AT RANDOM: Riding the winter blues

The sunny Okanagan has not been living up to its name for quite some time and frankly, it’s getting on my nerves

The sunny Okanagan has not been living up to its name for quite some time and frankly, it’s getting on my nerves.

From a young age, winter was something I looked forward to for one reason: hitting the slopes. No matter how dreary and grey it is in town, heading up above the clouds to Silver Star always makes me happy. Even if it’s cloudy up there, there’s  magic to the scent of the pine trees and the scent of the mountain air. The snow even seems to have a scent, although I suspect that’s not possible.

But this year, I’m right there with everyone else whining about winter, thanks to a knee injury I incurred on the very first day of skiing, halfway down the first run.

Much pain, swelling and inability to walk without a limp followed. I figured it would get better and wasn’t too worried as I had Christmas to get through, so January I’d be back up on the hill.

No such luck: official diagnosis is a torn ACL. Apparently we need a functioning anterior cruciate ligament to help connect the femur to the tibia.

When I told my husband that I’m sick of winter and I can’t take another day without sun he pointed out that it’s always like this in January. Is it? I don’t remember. Every January we’re up at Silver Star, interrupted last year by a tropical vacation, so I don’t really remember.

A recent long weekend in Vancouver didn’t help. Yes, it rains a lot there, but when it’s not, there’s nowhere I’d rather be (in the northern hemisphere anyway): sunny, not a cloud in the sky, no icy sidewalks to pick through and no toques or gloves required. It was blissful.

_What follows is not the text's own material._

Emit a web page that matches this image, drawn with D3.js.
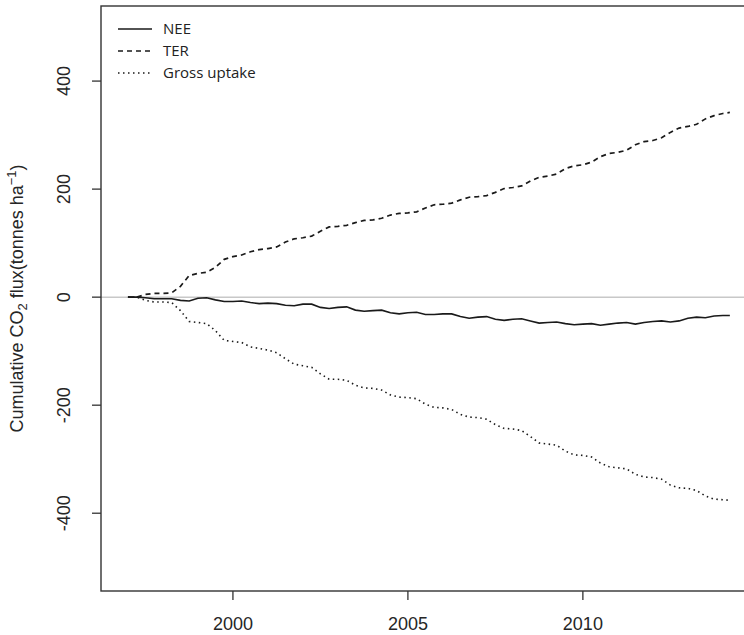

I now understand that Seasonal Affective Disorder is a real thing. I used to wonder how people got through winter without taking part in some kind of winter sport. I still wonder.

So while the movements involved in downhill skiing aren’t recommended at the moment, I’m planning on making the most of winter and so will be skating, tubing and snowshoeing. Anything to get above the clouds. Or I’ll sit with a book and a latte and pretend I’m still a skier.

Meanwhile, it turns out that when you’re not skiing, there is a lot to do.

With last week off work, I managed to get to some early spring cleaning: purging the house of things we no longer need and donating them to a good cause; organizing photographs from last year’s aforementioned holiday; all of the things that most of us can’t get to, between working full-time, looking after children and running a household.

And when you’re not rushing up to the hill every weekend, there is a lot going on down here. I’ve actually been to a few movies, gone to the fabulous children’s show, 20,000 Leagues Under the Sea, at the Vernon and District Performing Arts Centre; been skating at Kal Tire Place; the dog is getting a lot more weekend walks; and I’m not completely fried from fresh mountain air at 4 in the afternoon.

Still, I’m determined to be a star physical therapy patient so I can resume normal activities before the end of the season, as I look forward to once again feeling that wonderful exhaustion that only a day playing in the mountains provides.